Passpartout has, ever since its inception, been sort of a puppet theatre. With Passpartout 2, we wanted to carry that feeling over, which is why we've put a lot of effort into making the entire game feel physical. The painting UI is a physical board attached to the camera that folds down, the dialogue UI is made up of little cardboard pieces that drop from the sky, etc. However, not everything was able to be made in this physical way, like the names above characters when hovering. To every rule, there's a compromise.
To add to this feel, we also wanted the camera to avoid cutting as much as possible, so everything feels like a single cohesive experience. That's why we opted to make the houses act like liftable dollhouses, to allow the player to step into an indoor environment without the need for any cut or loading screen. On top of that, it also looked so endearing with the buildings lifting themselves up (although it hasn't directly been a walk in the park to make that look and feel good). The scenery itself is also designed to inspire people to create art. Phénix, the town you're playing in, has a wide variation despite its small size to give the player varied impressions that we hoped would inspire their creativity.
The game felt very encouraging in my art creation, even though I am a terrible painter. It feels designed to make the player feel enjoyment from the craft of making art for its own sake. What thoughts went into capturing this love of creation in the game, as well as making an experience that inspires players to feel the same?

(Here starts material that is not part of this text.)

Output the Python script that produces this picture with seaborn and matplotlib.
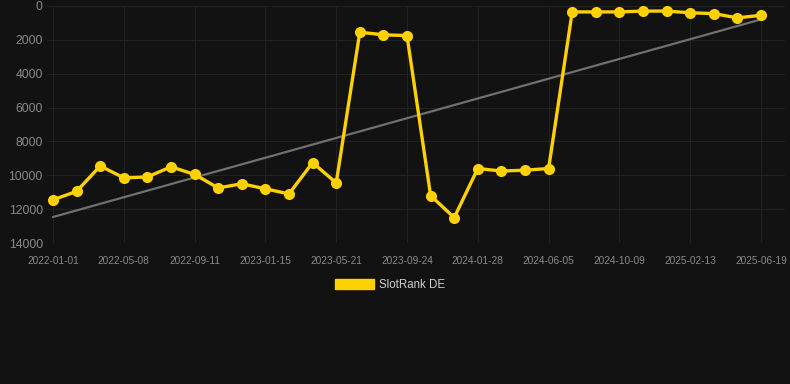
import numpy as np
import pandas as pd
import matplotlib
matplotlib.use("Agg")
import matplotlib.pyplot as plt
import seaborn as sns

# ---- data ----
rank_values = [11450, 10950, 9450, 10150, 10100, 9500, 9950, 10750, 10500, 10800,
               11100, 9250, 10450, 1550, 1700, 1750, 11200, 12500, 9600, 9750,
               9700, 9600, 350, 350, 350, 300, 300, 400, 450, 700, 550]
tick_labels = ["2022-01-01", "2022-05-08", "2022-09-11", "2023-01-15", "2023-05-21",
               "2023-09-24", "2024-01-28", "2024-06-05", "2024-10-09", "2025-02-13",
               "2025-06-19"]
y_ticks = [0, 2000, 4000, 6000, 8000, 10000, 12000, 14000]
series_name = "SlotRank DE"

BG = "#121212"
YELLOW = "#FFD100"
TREND = "#707070"
GRID = "#212121"
TXT = "#8a8a8a"

sns.set_theme(style="dark")
plt.rcParams["font.family"] = ["Liberation Sans", "DejaVu Sans"]

df = pd.DataFrame({"idx": np.arange(len(rank_values)), "rank": rank_values})

fig = plt.figure(figsize=(7.9, 3.84), dpi=100, facecolor=BG)
W, H = 790, 384
left_px, right_px, top_px, bot_px = 47, 785, 6, 243
ax = fig.add_axes([left_px / W, 1 - bot_px / H, (right_px - left_px) / W, (bot_px - top_px) / H])
ax.set_facecolor(BG)

sns.regplot(data=df, x="idx", y="rank", scatter=False, ci=None, ax=ax,
            line_kws=dict(color=TREND, lw=1.6, zorder=2))
sns.lineplot(data=df, x="idx", y="rank", ax=ax, color=YELLOW, lw=2.4,
             marker="o", markersize=8, markeredgewidth=0, zorder=3, clip_on=False)

n = len(rank_values)
px_per = (761 - 53) / (n - 1)
ax.set_xlim(-(53 - left_px) / px_per, (n - 1) + (right_px - 761) / px_per)
ax.set_ylim(14000, 0)
ax.set_yticks(y_ticks)
ax.set_yticklabels([str(v) for v in y_ticks])
tick_pos = np.arange(0, n, 3)
ax.set_xticks(tick_pos)
ax.set_xticklabels(tick_labels)

ax.grid(True, color=GRID, lw=0.8)
ax.tick_params(axis="y", colors=TXT, labelsize=8.8, length=0, pad=3)
ax.tick_params(axis="x", colors=TXT, labelsize=7.3, length=5, width=0.8, pad=4,
               color=GRID)
for s in ax.spines.values():
    s.set_visible(False)
ax.set_xlabel("")
ax.set_ylabel("")

# legend
from matplotlib.patches import Patch
handle = Patch(facecolor=YELLOW, edgecolor=YELLOW)
leg = fig.legend([handle], [series_name], loc="center", bbox_to_anchor=(390 / W, 1 - 285 / H),
                 frameon=False, fontsize=8.3, handlelength=3.4, handleheight=1.0,
                 handletextpad=0.45, labelcolor="#cfcfcf")

fig.savefig("out.png", dpi=100, facecolor=BG)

Everything in the game is put there to inspire you to create art, and it brings me great satisfaction that players feel that. The various tools and their ability to make a simple stroke feel like you're creating beauty, the colorful cast and town with their commissions, and even the various canvas types you'll discover as you play—everything is there to spark curiosity to try new things, to be inspired, to accept mistakes, and to keep painting. Passpartout 2 has been incredibly inspiring for us to make, and seeing players being inspired to create is creating this positive feedback loop where we feel even more inspired.